Ci sono poi i ragazzi del paese che quei «negri» li odiano, e intanto i ragazzini della camorra fanno affaroni grazie a loro. Di fronte all’ «emergenza barconi», a cui ora la Ue risponde con le quote di migranti per ciascuno sui Paese (assai osteggiate compresa la Francia di Hollande) fare in film su storie che la retorica (sempre strumentale) della vittima rischia di confondere in una assuefazione quotidiana è appunto, una scommessa.
Carpignano che al film ha lavorato diversi anni mettendo insieme un budget internazionale tra Sundance, Festival di San Francisco, Doha, sposta il punto di vista assumendo pienamente la scelta della dimensione narrativa. C’è la realtà del nostro tempo nelle sue immagini (illuminate dalla luce indipendente di Wyatt Garfield, direttore della fotografia di Il paese delle creature selvagge) resa attraverso persone/personaggi e non figure lontane tutte uguali, remote, comunque «fuori dal quadro». E questo però senza sentimentalismi, non sappiamo nulla delle loro vite prima o quasi, di cosa si sono lasciati alle spalle, esiste il presente qui e adesso, in un occidente (mediterraneo) che appare molto simile, almeno nei loro occhi.
I soldi sono pochi, eppure a casa servono, e l’illusione di un benessere finisce in quell’accampamento di disperazione.
Quello che Mediterranea – in gara alla Semaine de la critique e per la Camera d’or – racconta è dunque più questo lato che l’altro, e insieme la «frontiera comune» di un Mediterraneo globalizzato nel segno dello sfruttamento, delle distanze accorciate nei miti, Rihanna in cuffia per le ragazzine di una e dell’altra riva, disperazione fisica contro universo virtuale che ha polverizzato da tempo ormai ogni frontiera.
Nell’esperienza dei due fratelli uno col suo tentativo testardo di ottenere il permesso di soggiorno dicendo sempre di sì, l’altro subito casseur avendo capito la situazione, viene messa a fuoco in modo lucido l’Italia svuotata del sud di case di cemento lasciate a metà, abusivismi, occhi sempre chiusi, corruzione mascherata da miseria.
Non si tratta semplicemente di razzismo, e di «vittime», di buoni e di cattivi, un dualismo tranquillizzante in un cinema che serve a mantenere l’esistente. Quello di Carpignano invece interroga, scava in profondità, è un cinema politico di ambiguità e contraddizione, sfumature cromatiche inquietanti contro un bicolore pacificato attraverso cui rendere il sentimento del contemporaneo.

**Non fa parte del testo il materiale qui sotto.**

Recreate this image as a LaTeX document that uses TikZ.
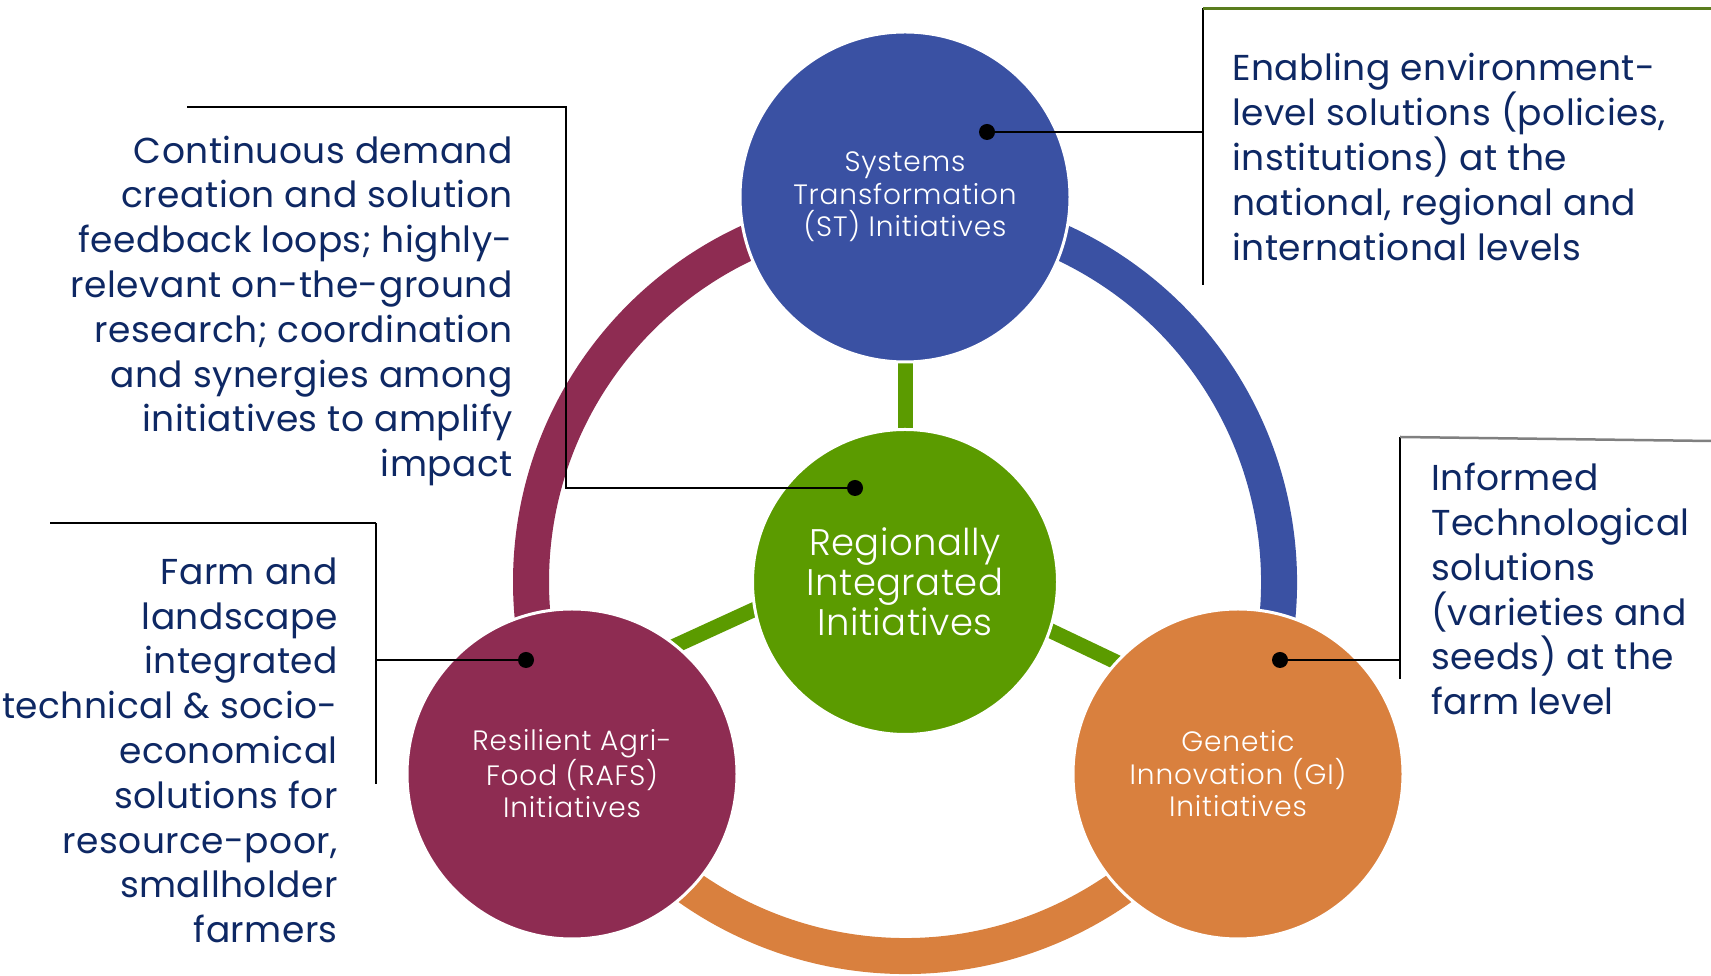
\documentclass[tikz,border=0pt]{standalone}
\usepackage{fontspec}
\setmainfont{Poppins}[LetterSpace=1.3]
\newfontfamily\lightfont{Poppins Light}[LetterSpace=3]
\newfontfamily\lightfontb{Poppins Light}[LetterSpace=1.2]
\definecolor{stblue}{RGB}{58,81,163}
\definecolor{rafsred}{RGB}{142,44,82}
\definecolor{giorange}{RGB}{217,128,62}
\definecolor{rigreen}{RGB}{91,155,0}
\definecolor{navy}{RGB}{14,40,100}
\definecolor{olive}{RGB}{90,125,30}
\definecolor{greyline}{RGB}{128,128,128}
\pgfdeclarelayer{bg}
\pgfdeclarelayer{paper}
\pgfsetlayers{paper,bg,main}
\begin{document}
\begin{tikzpicture}[x=1pt,y=1pt,
  bigcirc/.style={circle, draw=white, line width=3pt, inner sep=0pt, minimum size=330pt,
     text=white, align=center, font=\lightfont\fontsize{28}{32.5}\selectfont},
  ring/.style={line width=36pt},
  spoke/.style={line width=15pt, rigreen},
  callout/.style={line width=2.5pt, black},
  dot/.style={circle, fill=black, inner sep=0pt, minimum size=16pt},
  txt/.style={text=navy, inner sep=0pt, font=\fontsize{36}{44.8}\selectfont}]
\useasboundingbox (0,0) rectangle (1711,976);
\begin{pgfonlayer}{paper}
\fill[white] (0,0) rectangle (1711,976);
\end{pgfonlayer}

% circles
\node[bigcirc, fill=rigreen, minimum size=305pt, font=\lightfontb\fontsize{37}{40}\selectfont] (ri) at (905,394) {Regionally\\Integrated\\Initiatives};
\node[bigcirc, fill=stblue] (st) at (905,779) {Systems\\Transformation\\(ST) Initiatives};
\node[bigcirc, fill=rafsred] (rafs) at (572,202) {Resilient Agri-\\Food (RAFS)\\Initiatives};
\node[bigcirc, fill=giorange] (gi) at (1238,202) {Genetic\\Innovation (GI)\\Initiatives};

% spoke end points (hidden under the circles)
\coordinate (sp1a) at (905,435.5);
\coordinate (sp1b) at (572,283);
\coordinate (sp2a) at (905,414.5);
\coordinate (sp2b) at (1238,256);

\begin{pgfonlayer}{bg}
  \draw[ring, stblue] (ri.center) ++(-30:374pt) arc[start angle=-30, end angle=90, radius=374pt];
  \draw[ring, rafsred] (ri.center) ++(90:374pt) arc[start angle=90, end angle=210, radius=374pt];
  \draw[ring, giorange] (ri.center) ++(210:374pt) arc[start angle=210, end angle=330, radius=374pt];
  \draw[spoke] (ri.center) -- (st.center);
  \draw[spoke] (sp1a) -- (sp1b);
  \draw[spoke] (sp2a) -- (sp2b);
\end{pgfonlayer}

% callout 1: ST
\node[dot] (d1) at (987,844) {};
\coordinate (c1a) at (1203,844);
\coordinate (c1t) at (1203,967.5);
\coordinate (c1b) at (1203,691);
\coordinate (c1e) at (1711,967.5);
\draw[callout] (d1.center) -- (c1a);
\draw[callout] (c1t) -- (c1b);
\draw[line width=2.5pt, olive] (c1t) -- (c1e);
\node[txt, align=left, anchor=base west] (t1) at (1232,715.8)
  {Enabling environment-\\level solutions (policies,\\institutions) at the\\national, regional and\\international levels};

% callout 2: GI
\node[dot] (d2) at (1280,316) {};
\coordinate (c2a) at (1400,316);
\coordinate (c2t) at (1400,539);
\coordinate (c2b) at (1400,297);
\coordinate (c2e) at (1711,535);
\draw[callout] (d2.center) -- (c2a);
\draw[callout] (c2t) -- (c2b);
\draw[line width=2.5pt, greyline] (c2t) -- (c2e);
\node[txt, align=left, anchor=base west] (t2) at (1431,261.3)
  {Informed\\Technological\\solutions\\(varieties and\\seeds) at the\\farm level};

% callout 3: RI
\node[dot] (d3) at (855,488) {};
\coordinate (c3a) at (566,488);
\coordinate (c3t) at (566,869);
\coordinate (c3e) at (187,869);
\draw[callout] (d3.center) -- (c3a) -- (c3t) -- (c3e);
\node[txt, align=right, anchor=base east] (t3) at (513,499.3)
  {Continuous demand\\creation and solution\\feedback loops; highly-\\relevant on-the-ground\\research; coordination\\and synergies among\\initiatives to amplify\\impact};

% callout 4: RAFS
\node[dot] (d4) at (526,316) {};
\coordinate (c4a) at (376,316);
\coordinate (c4t) at (376,453);
\coordinate (c4b) at (376,192);
\coordinate (c4e) at (50,453);
\draw[callout] (d4.center) -- (c4a);
\draw[callout] (c4t) -- (c4b);
\draw[callout] (c4t) -- (c4e);
\node[txt, align=right, anchor=base east] (t4) at (338,33.3)
  {Farm and\\landscape\\integrated\\technical \& socio-\\economical\\solutions for\\resource-poor,\\smallholder\\farmers};
\end{tikzpicture}
\end{document}
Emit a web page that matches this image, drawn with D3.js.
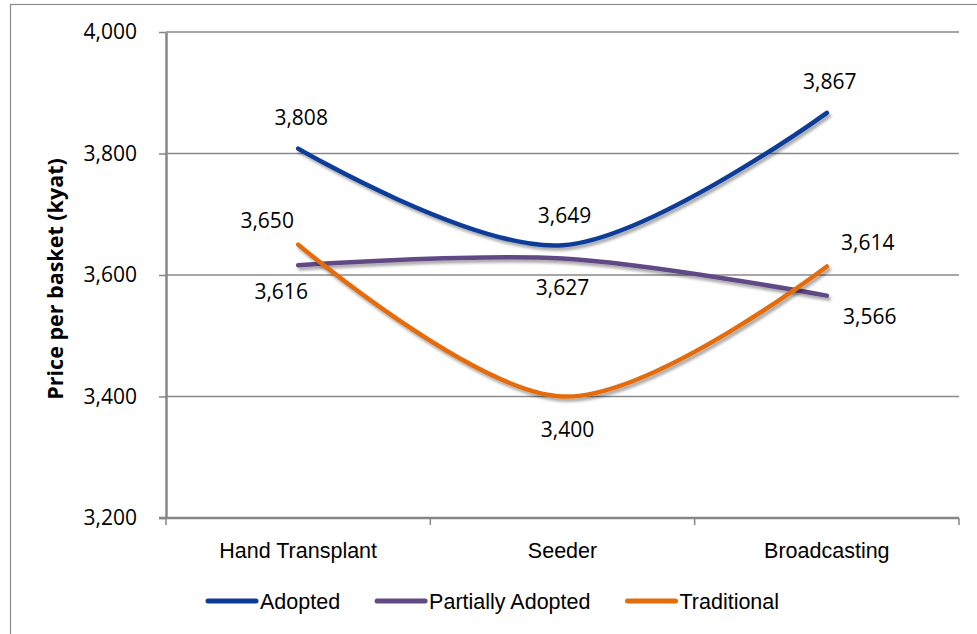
<html>
<head>
    <style type="text/css">
        body{
            margin: 0;
            background-color: #fff;
        }
        svg{
            display: block;
        }
        .num{
            font-family: "Open Sans", "Liberation Sans", Arial, sans-serif;
            font-size: 21px;
            fill: #000;
        }
        .cat{
            font-family: "Liberation Sans", Arial, sans-serif;
            font-size: 21.5px;
            fill: #000;
        }
        .axis path, .axis line{
            stroke: #868686;
        }
    </style>
    <script type="text/javascript" src="https://cdn.jsdelivr.net/npm/d3@7"></script>
</head>
<body>
    <div id="chart"></div>

    <script type="text/javascript">
        var width = 977, height = 634;

        var categories = ['Hand Transplant', 'Seeder', 'Broadcasting'];
        var seriesNames = ['Adopted', 'Partially Adopted', 'Traditional'];
        var adopted = [3808, 3649, 3867];
        var partiallyAdopted = [3616, 3627, 3566];
        var traditional = [3650, 3400, 3614];
        var yTicks = [3200, 3400, 3600, 3800, 4000];
        var yTitle = 'Price per basket (kyat)';

        var colors = ['#0b3d98', '#604a84', '#e46c0a'];
        // label offsets from the point (px), one per series / category
        var labelOffsets = [
            [[3, -31], [2, -30], [3, -31]],
            [[-17, 26], [0, 29], [43, 21]],
            [[-31, -24], [5, 33], [41, -24]]
        ];

        var series = [adopted, partiallyAdopted, traditional].map(function(vals, i){
            return {name: seriesNames[i], values: vals, color: colors[i], offsets: labelOffsets[i]};
        });

        var plotLeft = 166, plotRight = 959, plotTop = 32, plotBottom = 518;

        var svg = d3.select('#chart')
            .append('svg')
            .attr('width', width)
            .attr('height', height);

        var defs = svg.append('defs');
        var f = defs.append('filter').attr('id', 'shadow')
            .attr('x', '-10%').attr('y', '-20%').attr('width', '130%').attr('height', '150%');
        f.append('feGaussianBlur').attr('in', 'SourceAlpha').attr('stdDeviation', 1.6).attr('result', 'b');
        f.append('feOffset').attr('in', 'b').attr('dx', 2).attr('dy', 3).attr('result', 'o');
        f.append('feComponentTransfer').attr('in', 'o').attr('result', 's')
            .append('feFuncA').attr('type', 'linear').attr('slope', 0.35);
        var m = f.append('feMerge');
        m.append('feMergeNode').attr('in', 's');
        m.append('feMergeNode').attr('in', 'SourceGraphic');

        // outer border
        svg.append('rect')
            .attr('x', 10.5).attr('y', 4.5)
            .attr('width', 1000).attr('height', 700)
            .attr('fill', 'none')
            .attr('stroke', '#8c8c8c')
            .attr('stroke-width', 1.2);

        var xScale = d3.scaleBand()
            .domain(categories)
            .range([plotLeft, plotRight]);

        var yScale = d3.scaleLinear()
            .domain([3200, 4000])
            .range([plotBottom, plotTop]);

        function cx(c){ return xScale(c) + xScale.bandwidth() / 2; }

        // gridlines
        svg.append('g')
            .selectAll('line')
            .data(yTicks.slice(1))
            .enter()
            .append('line')
            .attr('x1', plotLeft).attr('x2', plotRight)
            .attr('y1', function(d){ return yScale(d); })
            .attr('y2', function(d){ return yScale(d); })
            .attr('stroke', '#8a8a8a')
            .attr('stroke-width', 1.5);

        // y axis
        var yAxis = d3.axisLeft(yScale)
            .tickValues(yTicks)
            .tickFormat(d3.format(','))
            .tickSize(7)
            .tickSizeOuter(0)
            .tickPadding(22);
        var yAxisG = svg.append('g')
            .attr('class', 'axis')
            .attr('transform', 'translate(' + plotLeft + ',0)')
            .call(yAxis);
        yAxisG.select('.domain').attr('stroke-width', 2.5);
        yAxisG.selectAll('line').attr('stroke-width', 1.5);
        yAxisG.selectAll('text')
            .attr('class', 'num')
            .attr('fill', '#000');
        yAxisG.attr('font-family', null).attr('font-size', null);

        // x axis: line and boundary ticks
        var bounds = categories.map(function(c){ return xScale(c); }).concat([plotRight]);
        svg.append('line')
            .attr('x1', plotLeft - 7).attr('x2', plotRight)
            .attr('y1', plotBottom).attr('y2', plotBottom)
            .attr('stroke', '#868686')
            .attr('stroke-width', 2.5);
        svg.append('g')
            .selectAll('line')
            .data(bounds)
            .enter()
            .append('line')
            .attr('x1', function(d){ return d; })
            .attr('x2', function(d){ return d; })
            .attr('y1', plotBottom).attr('y2', plotBottom + 7)
            .attr('stroke', '#868686')
            .attr('stroke-width', 1.5);

        svg.append('g')
            .selectAll('text')
            .data(categories)
            .enter()
            .append('text')
            .attr('class', 'cat')
            .attr('x', cx)
            .attr('y', plotBottom + 40)
            .attr('text-anchor', 'middle')
            .text(function(d){ return d; });

        // y title
        svg.append('text')
            .attr('transform', 'translate(63,279) rotate(-90)')
            .attr('text-anchor', 'middle')
            .style('font-family', '"Open Sans", "Liberation Sans", Arial, sans-serif')
            .style('font-weight', 'bold')
            .style('font-size', '21.5px')
            .text(yTitle);

        // lines
        var line = d3.line()
            .x(function(d, i){ return cx(categories[i]); })
            .y(function(d){ return yScale(d); })
            .curve(d3.curveCardinal.tension(0));

        svg.append('g')
            .selectAll('path')
            .data(series)
            .enter()
            .append('path')
            .attr('d', function(d){ return line(d.values); })
            .attr('fill', 'none')
            .attr('stroke', function(d){ return d.color; })
            .attr('stroke-width', 4.5)
            .attr('stroke-linecap', 'round')
            .attr('filter', 'url(#shadow)');

        // data labels
        series.forEach(function(s){
            svg.append('g')
                .selectAll('text')
                .data(s.values)
                .enter()
                .append('text')
                .attr('class', 'num')
                .attr('x', function(d, i){ return cx(categories[i]) + s.offsets[i][0]; })
                .attr('y', function(d, i){ return yScale(d) + s.offsets[i][1]; })
                .attr('dy', '0.35em')
                .attr('text-anchor', 'middle')
                .text(function(d){ return d3.format(',')(d); });
        });

        // legend
        var lx = 206, ly = 601;
        series.forEach(function(s){
            svg.append('line')
                .attr('x1', lx + 2).attr('x2', lx + 50)
                .attr('y1', ly).attr('y2', ly)
                .attr('stroke', s.color)
                .attr('stroke-width', 5)
                .attr('stroke-linecap', 'round');
            var t = svg.append('text')
                .attr('class', 'cat')
                .attr('x', lx + 54)
                .attr('y', ly + 8)
                .text(s.name);
            lx = lx + 54 + t.node().getComputedTextLength() + 35;
        });
    </script>
</body>
</html>
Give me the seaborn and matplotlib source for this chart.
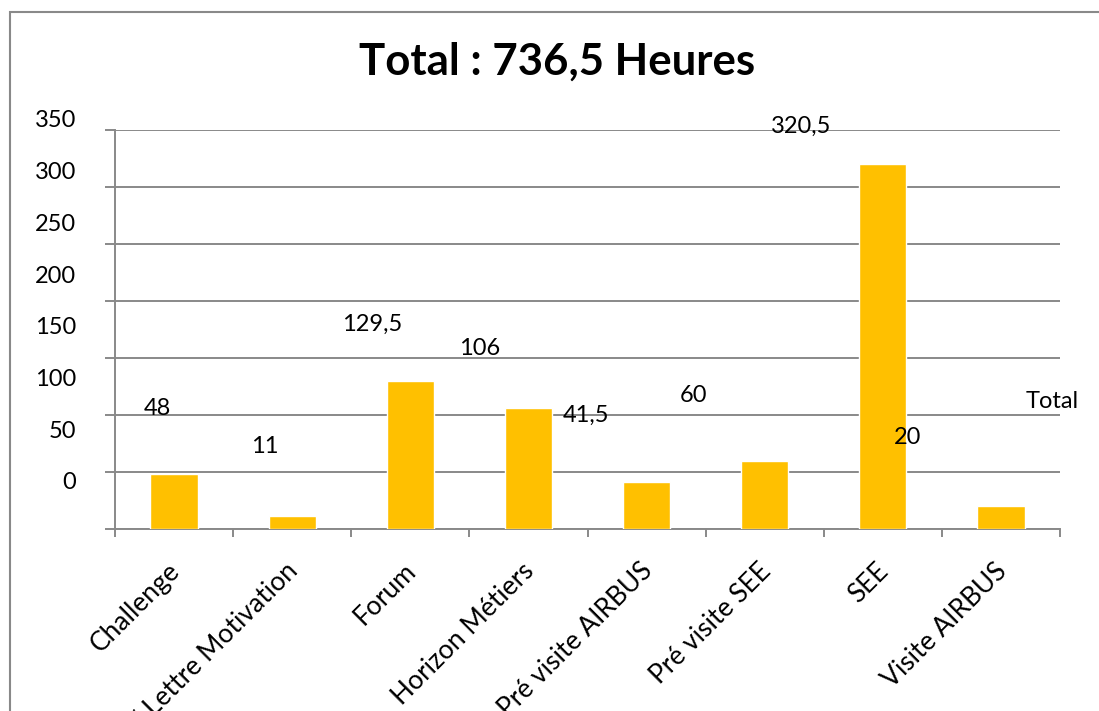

In gioco lì, sul terreno esplosivo di Rosarno, e nell’Europa attuale, è soprattutto una questione di diritto, e di consapevolezza, di spaccare tutto perché non si può sempre piegare la testa al ricatto del lavoro, nel caso dei protagonisti aggravato da quello dei documenti, come ormai accade nelle fabbriche e come la politica vuole che sia per conformarsi a normative e banche centrali e Fondo monetario.
Quel paese, il primo almeno in Italia dove i migranti si sono rivoltati a violenze e sopraffazioni appare come un laboratorio avanzato dello stato del nostro Paese, così come di un’Europa lontana.
Le immagini sono sintonizzate sulla cifra del reale; essenziali, nette, composte di dettagli, frammenti, scorci di un paesaggio chiuso, in cui non sembra esserci orizzonte. Una concentrazione di ipocrisia e meschinità (la scena della cena nella casa padronale è molto forte), indifferenza e quotidiano cinismo. Mediterranea è il nostro mondo, ma Carpignano non ci fabbrica risposte,nel prisma del suo film possiamo scegliere come guardarlo.